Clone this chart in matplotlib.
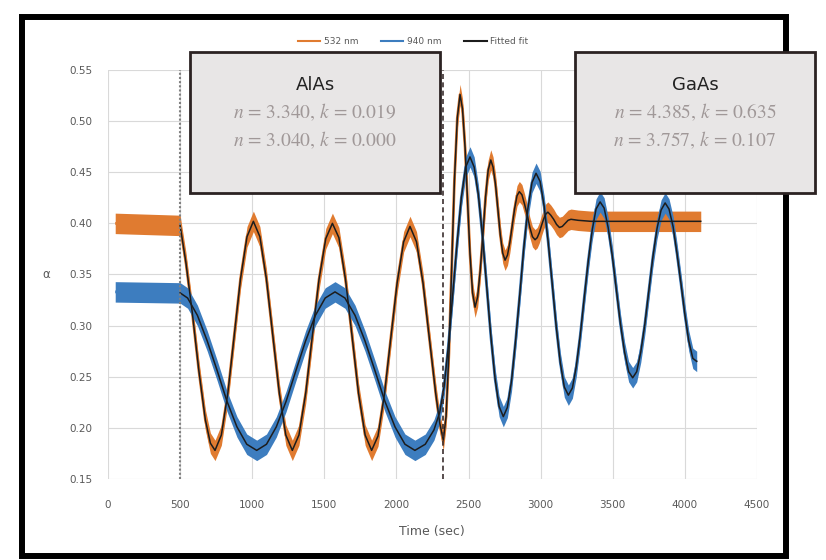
import numpy as np
import matplotlib.pyplot as plt
from matplotlib.patches import Rectangle
from matplotlib.lines import Line2D
from matplotlib.ticker import FormatStrFormatter

plt.rcParams['mathtext.fontset'] = 'stix'

# time (sec) and alpha for the 532 nm trace
t_532 = [50, 500, 540, 585, 630, 675, 710, 742,
         786, 831, 875, 919, 964, 1008,
         1053, 1098, 1143, 1188, 1233, 1278,
         1324, 1371, 1417, 1463, 1510, 1556,
         1601, 1647, 1692, 1737, 1783, 1828,
         1872, 1917, 1961, 2005, 2050, 2094,
         2139, 2184, 2228, 2273, 2300, 2325,
         2344, 2364, 2383, 2402, 2422, 2441,
         2458, 2476, 2493, 2510, 2528, 2545,
         2563, 2581, 2600, 2618, 2636, 2654,
         2670, 2687, 2704, 2720, 2737, 2753,
         2770, 2786, 2803, 2819, 2836, 2852,
         2870, 2888, 2907, 2925, 2943, 2961,
         2976, 2991, 3006, 3020, 3035, 3050,
         3070, 3090, 3110, 3130, 3150, 3170, 3190, 3210, 3260, 3350, 4110]
a_532 = [0.400, 0.398, 0.362, 0.312, 0.256, 0.208, 0.185, 0.178,
         0.193, 0.234, 0.290, 0.346, 0.387, 0.402,
         0.387, 0.346, 0.290, 0.234, 0.193, 0.178,
         0.193, 0.234, 0.290, 0.345, 0.385, 0.400,
         0.386, 0.345, 0.290, 0.234, 0.193, 0.178,
         0.192, 0.233, 0.288, 0.342, 0.382, 0.397,
         0.382, 0.342, 0.288, 0.233, 0.205, 0.188,
         0.211, 0.273, 0.357, 0.442, 0.503, 0.526,
         0.512, 0.474, 0.422, 0.370, 0.332, 0.318,
         0.328, 0.354, 0.390, 0.426, 0.452, 0.462,
         0.455, 0.438, 0.413, 0.389, 0.371, 0.364,
         0.369, 0.381, 0.398, 0.414, 0.427, 0.431,
         0.428, 0.419, 0.408, 0.396, 0.387, 0.384,
         0.386, 0.391, 0.398, 0.404, 0.409, 0.411,
         0.408, 0.404, 0.399, 0.396, 0.397, 0.400, 0.403, 0.404, 0.403, 0.402, 0.402]

# time (sec) and alpha for the 940 nm trace
t_940 = [50, 500, 552, 620, 688, 757, 825, 894, 962, 1031,
         1099, 1167, 1235, 1303, 1370, 1438, 1506, 1574,
         1643, 1713, 1782, 1851, 1920, 1990, 2059, 2128,
         2200, 2260, 2300, 2330, 2360, 2390, 2420, 2450, 2480, 2510,
         2539, 2568, 2597, 2626, 2655, 2684, 2712, 2741,
         2769, 2798, 2826, 2855, 2883, 2911, 2940, 2968,
         2996, 3024, 3052, 3080, 3108, 3136, 3164, 3192,
         3220, 3247, 3274, 3302, 3330, 3357, 3384, 3412,
         3440, 3468, 3497, 3525, 3553, 3582, 3610, 3638,
         3666, 3694, 3722, 3750, 3778, 3807, 3835, 3863,
         3890, 3918, 3945, 3973, 4000, 4027, 4055, 4082]
a_940 = [0.333, 0.332, 0.327, 0.310, 0.285, 0.256, 0.226, 0.201, 0.184, 0.178,
         0.184, 0.201, 0.226, 0.256, 0.285, 0.310, 0.327, 0.333,
         0.327, 0.310, 0.285, 0.256, 0.226, 0.201, 0.184, 0.178,
         0.184, 0.198, 0.215, 0.240, 0.280, 0.330, 0.380, 0.425, 0.455, 0.465,
         0.455, 0.428, 0.387, 0.338, 0.289, 0.248, 0.221, 0.211,
         0.220, 0.246, 0.285, 0.330, 0.376, 0.414, 0.440, 0.449,
         0.441, 0.417, 0.382, 0.341, 0.299, 0.264, 0.240, 0.232,
         0.239, 0.260, 0.290, 0.327, 0.363, 0.393, 0.414, 0.421,
         0.415, 0.396, 0.368, 0.335, 0.302, 0.274, 0.255, 0.249,
         0.255, 0.274, 0.301, 0.334, 0.367, 0.395, 0.413, 0.420,
         0.414, 0.397, 0.371, 0.341, 0.311, 0.285, 0.268, 0.265]

fit_start = 500      # fit drawn from growth start
t_alas_start = 500   # dotted marker
t_gaas_start = 2325  # dashed marker

labels = ['532 nm', '940 nm', 'Fitted fit']
alas_lines = ['$n$ = 3.340, $k$ = 0.019', '$n$ = 3.040, $k$ = 0.000']
gaas_lines = ['$n$ = 4.385, $k$ = 0.635', '$n$ = 3.757, $k$ = 0.107']

W, H = 826, 560
fig = plt.figure(figsize=(W / 100, H / 100), dpi=100)
ax = fig.add_axes([108 / W, 1 - 479 / H, (757 - 108) / W, (479 - 70) / H])

orange = '#E07B30'
blue = '#3D7DBF'
fitc = '#1c1c1c'
band = 0.010

t1, a1 = np.array(t_532), np.array(a_532)
t2, a2 = np.array(t_940), np.array(a_940)

ax.fill_between(t1, a1 - band, a1 + band, color=orange, lw=0, zorder=2)
ax.plot(t1, a1, color=orange, lw=2, zorder=2, solid_capstyle='butt')
ax.fill_between(t2, a2 - band, a2 + band, color=blue, lw=0, zorder=3)
ax.plot(t2, a2, color=blue, lw=2, zorder=3, solid_capstyle='butt')

m1 = t1 >= fit_start
m2 = t2 >= fit_start
ax.plot(t1[m1], a1[m1], color=fitc, lw=1.1, zorder=4)
ax.plot(t2[m2], a2[m2], color=fitc, lw=1.1, zorder=4)

ax.axvline(t_alas_start, color='#808080', ls=(0, (1, 1)), lw=1.5, zorder=5)
ax.axvline(t_gaas_start, color='#3b2f2f', ls=(0, (3, 2)), lw=1.2, zorder=5)

ax.set_xlim(0, 4500)
ax.set_ylim(0.15, 0.55)
ax.set_xticks(np.arange(0, 4501, 500))
ax.set_yticks(np.arange(0.15, 0.5501, 0.05))
ax.yaxis.set_major_formatter(FormatStrFormatter('%.2f'))
ax.grid(color='#d9d9d9', lw=0.8)
ax.set_axisbelow(True)
for s in ax.spines.values():
    s.set_visible(False)
ax.tick_params(length=0, labelsize=7.5, labelcolor='#595959')
ax.tick_params(axis='x', pad=15)
ax.tick_params(axis='y', pad=11)

fig.text(432 / W, 1 - 532 / H, 'Time (sec)', ha='center', va='center',
         fontsize=9, color='#595959')
fig.text(46 / W, 1 - 274 / H, 'α', ha='center', va='center',
         fontsize=8.5, color='#595959')

handles = [Line2D([], [], color=orange, lw=1.5),
           Line2D([], [], color=blue, lw=1.5),
           Line2D([], [], color=fitc, lw=1.5)]
fig.legend(handles, labels, loc='center', bbox_to_anchor=(413 / W, 1 - 42 / H),
           ncol=3, frameon=False, fontsize=6.5, labelcolor='#595959',
           handlelength=2.5, columnspacing=2.5, handletextpad=0.4)

# outer frame
fig.add_artist(Rectangle((21.5 / W, 1 - 556 / H), (786 - 21.5) / W, (556 - 16.5) / H,
                         transform=fig.transFigure, fill=False, edgecolor='black',
                         lw=4.3, zorder=8))


def info_box(x0, x1, title, lines):
    fig.add_artist(Rectangle((x0 / W, 1 - 193 / H), (x1 - x0) / W, (193 - 52) / H,
                             transform=fig.transFigure, facecolor='#e8e6e6',
                             edgecolor='#2b2222', lw=2, zorder=10))
    cx = (x0 + x1) / 2 / W
    fig.text(cx, 1 - 85 / H, title, ha='center', va='center', fontsize=13,
             color='#222222', zorder=11)
    for y, s in zip([112, 140], lines):
        fig.text(cx, 1 - y / H, s, ha='center', va='center', fontsize=14,
                 family='STIXGeneral', color='#a09898', zorder=11)


info_box(190, 440, 'AlAs', alas_lines)
info_box(575, 815, 'GaAs', gaas_lines)

fig.savefig('out.png', dpi=100)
-- -- --
WHAT YOU ARE ASKED TO DO
Without any pictures, reproduce the lines from the first one in the material through the line that has "0.403, 0.402, 0.402]", exactly as they appear.

RESPONSE BELOW
Clone this chart in matplotlib.
import numpy as np
import matplotlib.pyplot as plt
from matplotlib.patches import Rectangle
from matplotlib.lines import Line2D
from matplotlib.ticker import FormatStrFormatter

plt.rcParams['mathtext.fontset'] = 'stix'

# time (sec) and alpha for the 532 nm trace
t_532 = [50, 500, 540, 585, 630, 675, 710, 742,
         786, 831, 875, 919, 964, 1008,
         1053, 1098, 1143, 1188, 1233, 1278,
         1324, 1371, 1417, 1463, 1510, 1556,
         1601, 1647, 1692, 1737, 1783, 1828,
         1872, 1917, 1961, 2005, 2050, 2094,
         2139, 2184, 2228, 2273, 2300, 2325,
         2344, 2364, 2383, 2402, 2422, 2441,
         2458, 2476, 2493, 2510, 2528, 2545,
         2563, 2581, 2600, 2618, 2636, 2654,
         2670, 2687, 2704, 2720, 2737, 2753,
         2770, 2786, 2803, 2819, 2836, 2852,
         2870, 2888, 2907, 2925, 2943, 2961,
         2976, 2991, 3006, 3020, 3035, 3050,
         3070, 3090, 3110, 3130, 3150, 3170, 3190, 3210, 3260, 3350, 4110]
a_532 = [0.400, 0.398, 0.362, 0.312, 0.256, 0.208, 0.185, 0.178,
         0.193, 0.234, 0.290, 0.346, 0.387, 0.402,
         0.387, 0.346, 0.290, 0.234, 0.193, 0.178,
         0.193, 0.234, 0.290, 0.345, 0.385, 0.400,
         0.386, 0.345, 0.290, 0.234, 0.193, 0.178,
         0.192, 0.233, 0.288, 0.342, 0.382, 0.397,
         0.382, 0.342, 0.288, 0.233, 0.205, 0.188,
         0.211, 0.273, 0.357, 0.442, 0.503, 0.526,
         0.512, 0.474, 0.422, 0.370, 0.332, 0.318,
         0.328, 0.354, 0.390, 0.426, 0.452, 0.462,
         0.455, 0.438, 0.413, 0.389, 0.371, 0.364,
         0.369, 0.381, 0.398, 0.414, 0.427, 0.431,
         0.428, 0.419, 0.408, 0.396, 0.387, 0.384,
         0.386, 0.391, 0.398, 0.404, 0.409, 0.411,
         0.408, 0.404, 0.399, 0.396, 0.397, 0.400, 0.403, 0.404, 0.403, 0.402, 0.402]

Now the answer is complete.